**SHORT PROBLEM**
The listing below begins with the first line you should copy; stop after the line containing "(techlabel) at (93,712)", and drop every picture.

**RECORDED INFORMATION**
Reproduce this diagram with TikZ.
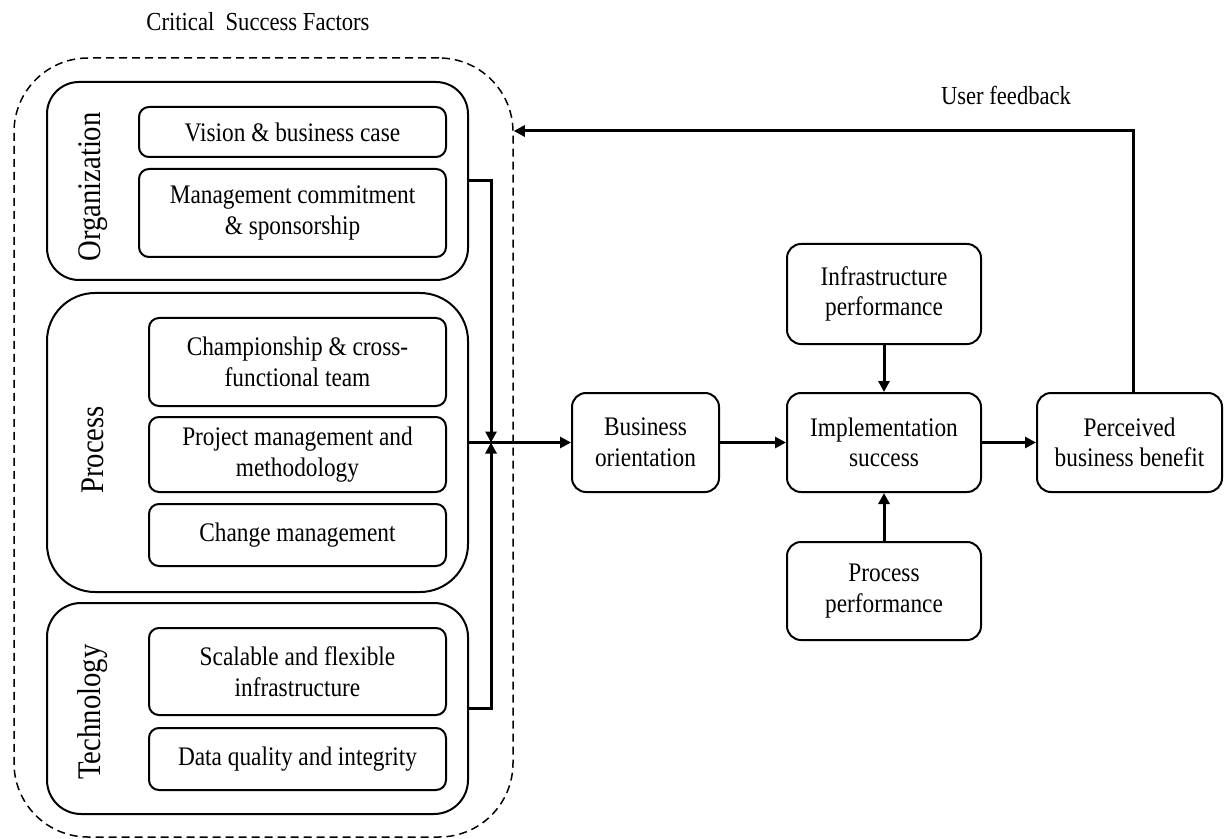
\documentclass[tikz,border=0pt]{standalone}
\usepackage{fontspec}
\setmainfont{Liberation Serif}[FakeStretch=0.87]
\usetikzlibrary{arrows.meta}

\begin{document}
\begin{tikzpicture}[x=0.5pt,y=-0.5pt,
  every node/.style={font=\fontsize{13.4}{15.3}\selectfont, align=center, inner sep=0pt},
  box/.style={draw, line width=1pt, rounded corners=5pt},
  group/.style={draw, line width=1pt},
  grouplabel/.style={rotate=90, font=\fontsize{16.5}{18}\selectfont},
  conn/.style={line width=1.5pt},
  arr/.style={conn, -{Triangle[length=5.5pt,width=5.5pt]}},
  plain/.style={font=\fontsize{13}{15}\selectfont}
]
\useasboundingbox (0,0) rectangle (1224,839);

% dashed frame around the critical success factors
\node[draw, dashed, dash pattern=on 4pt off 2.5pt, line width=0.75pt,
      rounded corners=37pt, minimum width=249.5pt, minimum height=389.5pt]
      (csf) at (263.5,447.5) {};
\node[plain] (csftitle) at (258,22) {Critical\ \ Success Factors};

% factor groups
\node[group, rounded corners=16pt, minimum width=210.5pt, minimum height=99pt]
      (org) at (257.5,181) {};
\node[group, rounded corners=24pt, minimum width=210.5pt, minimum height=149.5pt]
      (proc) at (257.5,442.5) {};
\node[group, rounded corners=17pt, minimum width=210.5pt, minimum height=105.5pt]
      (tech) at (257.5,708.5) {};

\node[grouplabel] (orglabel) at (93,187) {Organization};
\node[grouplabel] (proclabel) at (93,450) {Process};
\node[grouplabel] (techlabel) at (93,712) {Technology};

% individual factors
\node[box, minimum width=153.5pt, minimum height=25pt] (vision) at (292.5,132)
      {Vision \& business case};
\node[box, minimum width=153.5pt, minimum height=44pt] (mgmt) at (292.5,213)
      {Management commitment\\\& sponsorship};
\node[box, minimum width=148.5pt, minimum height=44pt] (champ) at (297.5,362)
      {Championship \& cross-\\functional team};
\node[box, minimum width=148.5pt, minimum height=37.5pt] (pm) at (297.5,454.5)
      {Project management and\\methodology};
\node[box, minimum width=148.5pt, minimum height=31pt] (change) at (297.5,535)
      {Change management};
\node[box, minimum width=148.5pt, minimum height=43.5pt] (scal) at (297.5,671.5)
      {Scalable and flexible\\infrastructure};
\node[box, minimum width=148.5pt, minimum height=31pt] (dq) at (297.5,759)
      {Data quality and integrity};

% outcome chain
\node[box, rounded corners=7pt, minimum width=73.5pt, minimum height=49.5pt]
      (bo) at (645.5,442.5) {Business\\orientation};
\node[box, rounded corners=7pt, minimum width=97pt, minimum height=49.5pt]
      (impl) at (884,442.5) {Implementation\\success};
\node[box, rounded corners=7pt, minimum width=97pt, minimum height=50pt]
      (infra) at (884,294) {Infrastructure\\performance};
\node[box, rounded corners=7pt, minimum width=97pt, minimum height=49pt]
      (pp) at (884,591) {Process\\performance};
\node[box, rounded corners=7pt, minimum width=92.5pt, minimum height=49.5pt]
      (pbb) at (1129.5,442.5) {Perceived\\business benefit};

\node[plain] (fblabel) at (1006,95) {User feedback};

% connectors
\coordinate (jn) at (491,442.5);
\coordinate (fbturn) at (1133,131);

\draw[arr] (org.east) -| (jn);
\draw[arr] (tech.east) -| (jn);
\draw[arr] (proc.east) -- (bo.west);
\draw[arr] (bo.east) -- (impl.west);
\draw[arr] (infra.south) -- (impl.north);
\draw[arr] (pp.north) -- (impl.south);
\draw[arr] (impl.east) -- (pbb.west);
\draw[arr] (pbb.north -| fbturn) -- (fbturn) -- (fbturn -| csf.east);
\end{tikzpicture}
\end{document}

**TASK ANSWER**
Reproduce this diagram with TikZ.
\documentclass[tikz,border=0pt]{standalone}
\usepackage{fontspec}
\setmainfont{Liberation Serif}[FakeStretch=0.87]
\usetikzlibrary{arrows.meta}

\begin{document}
\begin{tikzpicture}[x=0.5pt,y=-0.5pt,
  every node/.style={font=\fontsize{13.4}{15.3}\selectfont, align=center, inner sep=0pt},
  box/.style={draw, line width=1pt, rounded corners=5pt},
  group/.style={draw, line width=1pt},
  grouplabel/.style={rotate=90, font=\fontsize{16.5}{18}\selectfont},
  conn/.style={line width=1.5pt},
  arr/.style={conn, -{Triangle[length=5.5pt,width=5.5pt]}},
  plain/.style={font=\fontsize{13}{15}\selectfont}
]
\useasboundingbox (0,0) rectangle (1224,839);

% dashed frame around the critical success factors
\node[draw, dashed, dash pattern=on 4pt off 2.5pt, line width=0.75pt,
      rounded corners=37pt, minimum width=249.5pt, minimum height=389.5pt]
      (csf) at (263.5,447.5) {};
\node[plain] (csftitle) at (258,22) {Critical\ \ Success Factors};

% factor groups
\node[group, rounded corners=16pt, minimum width=210.5pt, minimum height=99pt]
      (org) at (257.5,181) {};
\node[group, rounded corners=24pt, minimum width=210.5pt, minimum height=149.5pt]
      (proc) at (257.5,442.5) {};
\node[group, rounded corners=17pt, minimum width=210.5pt, minimum height=105.5pt]
      (tech) at (257.5,708.5) {};

\node[grouplabel] (orglabel) at (93,187) {Organization};
\node[grouplabel] (proclabel) at (93,450) {Process};
\node[grouplabel] (techlabel) at (93,712) {Technology};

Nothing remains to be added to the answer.